**MATERIAL PROVIDED**
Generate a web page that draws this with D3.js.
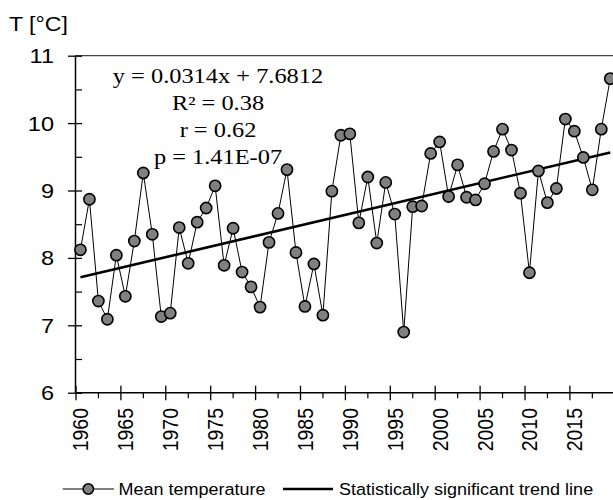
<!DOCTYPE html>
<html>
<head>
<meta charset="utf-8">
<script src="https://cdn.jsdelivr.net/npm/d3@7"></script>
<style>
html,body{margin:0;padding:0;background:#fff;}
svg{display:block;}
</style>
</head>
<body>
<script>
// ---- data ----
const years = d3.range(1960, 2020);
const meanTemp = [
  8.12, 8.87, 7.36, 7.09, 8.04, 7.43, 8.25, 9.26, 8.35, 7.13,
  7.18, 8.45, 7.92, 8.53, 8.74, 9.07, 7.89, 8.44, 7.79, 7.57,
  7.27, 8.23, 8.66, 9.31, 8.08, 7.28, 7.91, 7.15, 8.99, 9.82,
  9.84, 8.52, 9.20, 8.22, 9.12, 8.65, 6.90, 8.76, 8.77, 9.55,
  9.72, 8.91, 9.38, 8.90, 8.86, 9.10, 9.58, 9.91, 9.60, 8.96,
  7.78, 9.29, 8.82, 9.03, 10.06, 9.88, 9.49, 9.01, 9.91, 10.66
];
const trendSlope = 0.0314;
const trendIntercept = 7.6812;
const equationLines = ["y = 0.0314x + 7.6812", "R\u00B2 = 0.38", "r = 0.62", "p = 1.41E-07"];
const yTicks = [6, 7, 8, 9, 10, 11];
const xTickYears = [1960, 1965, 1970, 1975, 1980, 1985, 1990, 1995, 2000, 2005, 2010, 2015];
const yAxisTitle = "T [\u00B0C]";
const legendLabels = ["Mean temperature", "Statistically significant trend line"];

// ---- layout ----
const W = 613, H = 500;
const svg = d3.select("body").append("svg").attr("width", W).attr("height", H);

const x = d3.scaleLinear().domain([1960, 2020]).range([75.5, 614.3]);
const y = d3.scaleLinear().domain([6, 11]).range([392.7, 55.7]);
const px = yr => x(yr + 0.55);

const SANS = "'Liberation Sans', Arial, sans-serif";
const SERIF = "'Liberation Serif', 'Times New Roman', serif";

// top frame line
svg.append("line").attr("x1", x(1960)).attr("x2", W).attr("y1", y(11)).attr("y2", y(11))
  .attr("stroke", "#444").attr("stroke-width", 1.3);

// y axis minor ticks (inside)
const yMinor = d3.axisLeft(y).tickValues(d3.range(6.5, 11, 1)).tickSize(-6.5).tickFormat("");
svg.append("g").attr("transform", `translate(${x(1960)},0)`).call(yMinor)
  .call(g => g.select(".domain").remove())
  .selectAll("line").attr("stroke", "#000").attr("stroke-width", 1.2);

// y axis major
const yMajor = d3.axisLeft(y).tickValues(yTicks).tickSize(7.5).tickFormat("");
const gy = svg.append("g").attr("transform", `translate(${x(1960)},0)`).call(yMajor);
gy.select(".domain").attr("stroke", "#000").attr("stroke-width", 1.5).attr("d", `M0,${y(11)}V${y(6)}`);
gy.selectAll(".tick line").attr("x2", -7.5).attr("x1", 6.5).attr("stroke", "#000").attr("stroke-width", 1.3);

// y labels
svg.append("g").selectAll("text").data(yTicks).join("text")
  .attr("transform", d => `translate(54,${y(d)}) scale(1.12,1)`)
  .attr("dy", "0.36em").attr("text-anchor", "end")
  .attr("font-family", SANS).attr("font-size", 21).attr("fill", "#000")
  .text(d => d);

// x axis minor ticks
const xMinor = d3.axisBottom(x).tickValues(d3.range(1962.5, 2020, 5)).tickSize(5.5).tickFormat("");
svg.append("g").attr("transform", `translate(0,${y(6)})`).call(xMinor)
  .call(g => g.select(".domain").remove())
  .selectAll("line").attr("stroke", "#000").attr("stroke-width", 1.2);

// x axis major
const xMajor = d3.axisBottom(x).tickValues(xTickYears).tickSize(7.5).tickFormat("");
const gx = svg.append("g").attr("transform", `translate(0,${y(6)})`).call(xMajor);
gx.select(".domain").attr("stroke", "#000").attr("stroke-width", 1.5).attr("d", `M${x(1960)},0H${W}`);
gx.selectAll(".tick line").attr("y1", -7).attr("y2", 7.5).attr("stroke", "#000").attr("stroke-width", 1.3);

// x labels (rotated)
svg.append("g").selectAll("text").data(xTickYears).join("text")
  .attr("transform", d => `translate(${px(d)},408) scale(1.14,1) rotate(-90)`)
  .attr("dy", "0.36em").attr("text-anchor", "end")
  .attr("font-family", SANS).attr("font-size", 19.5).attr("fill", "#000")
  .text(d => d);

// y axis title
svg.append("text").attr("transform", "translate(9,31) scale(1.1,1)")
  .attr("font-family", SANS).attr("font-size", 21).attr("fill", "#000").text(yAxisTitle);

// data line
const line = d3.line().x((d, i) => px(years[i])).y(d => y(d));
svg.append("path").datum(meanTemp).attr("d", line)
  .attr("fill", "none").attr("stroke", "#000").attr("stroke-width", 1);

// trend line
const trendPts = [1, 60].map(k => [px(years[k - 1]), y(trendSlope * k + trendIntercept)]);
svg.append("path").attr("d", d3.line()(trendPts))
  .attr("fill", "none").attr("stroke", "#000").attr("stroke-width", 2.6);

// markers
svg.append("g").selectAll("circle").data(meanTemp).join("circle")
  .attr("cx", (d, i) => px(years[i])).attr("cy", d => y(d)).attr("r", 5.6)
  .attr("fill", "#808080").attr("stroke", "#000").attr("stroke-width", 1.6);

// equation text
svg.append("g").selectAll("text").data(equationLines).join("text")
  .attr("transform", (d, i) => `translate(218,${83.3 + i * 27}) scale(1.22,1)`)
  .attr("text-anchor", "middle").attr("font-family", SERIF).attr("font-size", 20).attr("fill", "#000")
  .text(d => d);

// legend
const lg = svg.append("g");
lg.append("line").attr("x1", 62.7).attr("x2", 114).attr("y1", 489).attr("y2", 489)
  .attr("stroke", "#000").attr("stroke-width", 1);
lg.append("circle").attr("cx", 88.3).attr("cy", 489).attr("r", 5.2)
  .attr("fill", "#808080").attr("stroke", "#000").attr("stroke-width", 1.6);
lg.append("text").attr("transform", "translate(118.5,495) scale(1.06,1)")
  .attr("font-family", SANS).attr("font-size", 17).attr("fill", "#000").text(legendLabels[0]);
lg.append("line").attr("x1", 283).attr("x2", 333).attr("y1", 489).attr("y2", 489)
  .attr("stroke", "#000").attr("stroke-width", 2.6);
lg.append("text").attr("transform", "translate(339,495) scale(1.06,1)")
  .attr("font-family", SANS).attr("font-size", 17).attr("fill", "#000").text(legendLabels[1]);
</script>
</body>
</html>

**WHAT YOU NEED TO DO**
Using the material above, set down every line exactly, but skip the pictures.

**OUTPUT**
Generate a web page that draws this with D3.js.
<!DOCTYPE html>
<html>
<head>
<meta charset="utf-8">
<script src="https://cdn.jsdelivr.net/npm/d3@7"></script>
<style>
html,body{margin:0;padding:0;background:#fff;}
svg{display:block;}
</style>
</head>
<body>
<script>
// ---- data ----
const years = d3.range(1960, 2020);
const meanTemp = [
  8.12, 8.87, 7.36, 7.09, 8.04, 7.43, 8.25, 9.26, 8.35, 7.13,
  7.18, 8.45, 7.92, 8.53, 8.74, 9.07, 7.89, 8.44, 7.79, 7.57,
  7.27, 8.23, 8.66, 9.31, 8.08, 7.28, 7.91, 7.15, 8.99, 9.82,
  9.84, 8.52, 9.20, 8.22, 9.12, 8.65, 6.90, 8.76, 8.77, 9.55,
  9.72, 8.91, 9.38, 8.90, 8.86, 9.10, 9.58, 9.91, 9.60, 8.96,
  7.78, 9.29, 8.82, 9.03, 10.06, 9.88, 9.49, 9.01, 9.91, 10.66
];
const trendSlope = 0.0314;
const trendIntercept = 7.6812;
const equationLines = ["y = 0.0314x + 7.6812", "R\u00B2 = 0.38", "r = 0.62", "p = 1.41E-07"];
const yTicks = [6, 7, 8, 9, 10, 11];
const xTickYears = [1960, 1965, 1970, 1975, 1980, 1985, 1990, 1995, 2000, 2005, 2010, 2015];
const yAxisTitle = "T [\u00B0C]";
const legendLabels = ["Mean temperature", "Statistically significant trend line"];

// ---- layout ----
const W = 613, H = 500;
const svg = d3.select("body").append("svg").attr("width", W).attr("height", H);

const x = d3.scaleLinear().domain([1960, 2020]).range([75.5, 614.3]);
const y = d3.scaleLinear().domain([6, 11]).range([392.7, 55.7]);
const px = yr => x(yr + 0.55);

const SANS = "'Liberation Sans', Arial, sans-serif";
const SERIF = "'Liberation Serif', 'Times New Roman', serif";

// top frame line
svg.append("line").attr("x1", x(1960)).attr("x2", W).attr("y1", y(11)).attr("y2", y(11))
  .attr("stroke", "#444").attr("stroke-width", 1.3);

// y axis minor ticks (inside)
const yMinor = d3.axisLeft(y).tickValues(d3.range(6.5, 11, 1)).tickSize(-6.5).tickFormat("");
svg.append("g").attr("transform", `translate(${x(1960)},0)`).call(yMinor)
  .call(g => g.select(".domain").remove())
  .selectAll("line").attr("stroke", "#000").attr("stroke-width", 1.2);

// y axis major
const yMajor = d3.axisLeft(y).tickValues(yTicks).tickSize(7.5).tickFormat("");
const gy = svg.append("g").attr("transform", `translate(${x(1960)},0)`).call(yMajor);
gy.select(".domain").attr("stroke", "#000").attr("stroke-width", 1.5).attr("d", `M0,${y(11)}V${y(6)}`);
gy.selectAll(".tick line").attr("x2", -7.5).attr("x1", 6.5).attr("stroke", "#000").attr("stroke-width", 1.3);

// y labels
svg.append("g").selectAll("text").data(yTicks).join("text")
  .attr("transform", d => `translate(54,${y(d)}) scale(1.12,1)`)
  .attr("dy", "0.36em").attr("text-anchor", "end")
  .attr("font-family", SANS).attr("font-size", 21).attr("fill", "#000")
  .text(d => d);

// x axis minor ticks
const xMinor = d3.axisBottom(x).tickValues(d3.range(1962.5, 2020, 5)).tickSize(5.5).tickFormat("");
svg.append("g").attr("transform", `translate(0,${y(6)})`).call(xMinor)
  .call(g => g.select(".domain").remove())
  .selectAll("line").attr("stroke", "#000").attr("stroke-width", 1.2);

// x axis major
const xMajor = d3.axisBottom(x).tickValues(xTickYears).tickSize(7.5).tickFormat("");
const gx = svg.append("g").attr("transform", `translate(0,${y(6)})`).call(xMajor);
gx.select(".domain").attr("stroke", "#000").attr("stroke-width", 1.5).attr("d", `M${x(1960)},0H${W}`);
gx.selectAll(".tick line").attr("y1", -7).attr("y2", 7.5).attr("stroke", "#000").attr("stroke-width", 1.3);

// x labels (rotated)
svg.append("g").selectAll("text").data(xTickYears).join("text")
  .attr("transform", d => `translate(${px(d)},408) scale(1.14,1) rotate(-90)`)
  .attr("dy", "0.36em").attr("text-anchor", "end")
  .attr("font-family", SANS).attr("font-size", 19.5).attr("fill", "#000")
  .text(d => d);

// y axis title
svg.append("text").attr("transform", "translate(9,31) scale(1.1,1)")
  .attr("font-family", SANS).attr("font-size", 21).attr("fill", "#000").text(yAxisTitle);

// data line
const line = d3.line().x((d, i) => px(years[i])).y(d => y(d));
svg.append("path").datum(meanTemp).attr("d", line)
  .attr("fill", "none").attr("stroke", "#000").attr("stroke-width", 1);

// trend line
const trendPts = [1, 60].map(k => [px(years[k - 1]), y(trendSlope * k + trendIntercept)]);
svg.append("path").attr("d", d3.line()(trendPts))
  .attr("fill", "none").attr("stroke", "#000").attr("stroke-width", 2.6);

// markers
svg.append("g").selectAll("circle").data(meanTemp).join("circle")
  .attr("cx", (d, i) => px(years[i])).attr("cy", d => y(d)).attr("r", 5.6)
  .attr("fill", "#808080").attr("stroke", "#000").attr("stroke-width", 1.6);

// equation text
svg.append("g").selectAll("text").data(equationLines).join("text")
  .attr("transform", (d, i) => `translate(218,${83.3 + i * 27}) scale(1.22,1)`)
  .attr("text-anchor", "middle").attr("font-family", SERIF).attr("font-size", 20).attr("fill", "#000")
  .text(d => d);

// legend
const lg = svg.append("g");
lg.append("line").attr("x1", 62.7).attr("x2", 114).attr("y1", 489).attr("y2", 489)
  .attr("stroke", "#000").attr("stroke-width", 1);
lg.append("circle").attr("cx", 88.3).attr("cy", 489).attr("r", 5.2)
  .attr("fill", "#808080").attr("stroke", "#000").attr("stroke-width", 1.6);
lg.append("text").attr("transform", "translate(118.5,495) scale(1.06,1)")
  .attr("font-family", SANS).attr("font-size", 17).attr("fill", "#000").text(legendLabels[0]);
lg.append("line").attr("x1", 283).attr("x2", 333).attr("y1", 489).attr("y2", 489)
  .attr("stroke", "#000").attr("stroke-width", 2.6);
lg.append("text").attr("transform", "translate(339,495) scale(1.06,1)")
  .attr("font-family", SANS).attr("font-size", 17).attr("fill", "#000").text(legendLabels[1]);
</script>
</body>
</html>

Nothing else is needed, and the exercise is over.